During World War I the German and British armies, with conscripted African soldiers, were involved in several campaigns on the mainland. The war did not affect Zanzibar directly except for one incident when the British ship Pegasus was bombarded and sunk by the German ship Königsberg in Zanzibar Town harbour. (Graves marking the bodies of sailors killed in this incident can still be seen on Grave Island.)

Towards the end of the war, in 1917, the British army drove the Germans out of their territory and marched into Dar es Salaam. Khaled, who had tried to seize the throne of Zanzibar during 'the shortest war' in 1896, was still there and was captured. He was exiled to the Seychelles, then allowed to return to Mombasa in 1925 where he lived quietly until 1927.

After the war, the German East African territory was administered by Britain under a League of Nations mandate and called Tanganyika. Later, in 1920, the British East Africa Protectorate became known as the Kenya Colony.

In 1925 the British Resident on Zanzibar was made directly responsible to the Colonial Office in London, and a new Legislative Council was established.

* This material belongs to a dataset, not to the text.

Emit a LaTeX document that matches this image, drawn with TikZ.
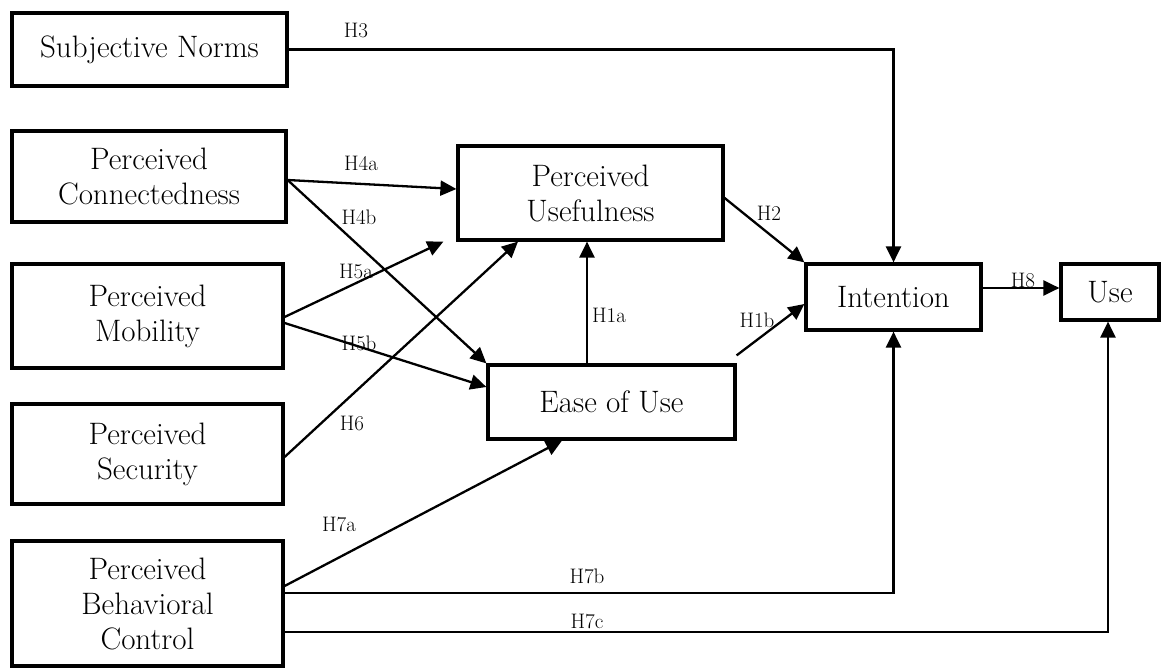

The ten-mile (16km) wide strip of land along the coast of Kenya, including Mombasa, which had been leased to Kenya in 1895 was still technically 'owned' by the Sultan of Zanzibar and the new Kenya government continued to pay the lease of £11,000 per year.

During World War II, Zanzibar was not involved in any military action. The war's main effect was to interrupt the supply of rice, a staple food for the Asian and African people, that had until then been imported from Burma.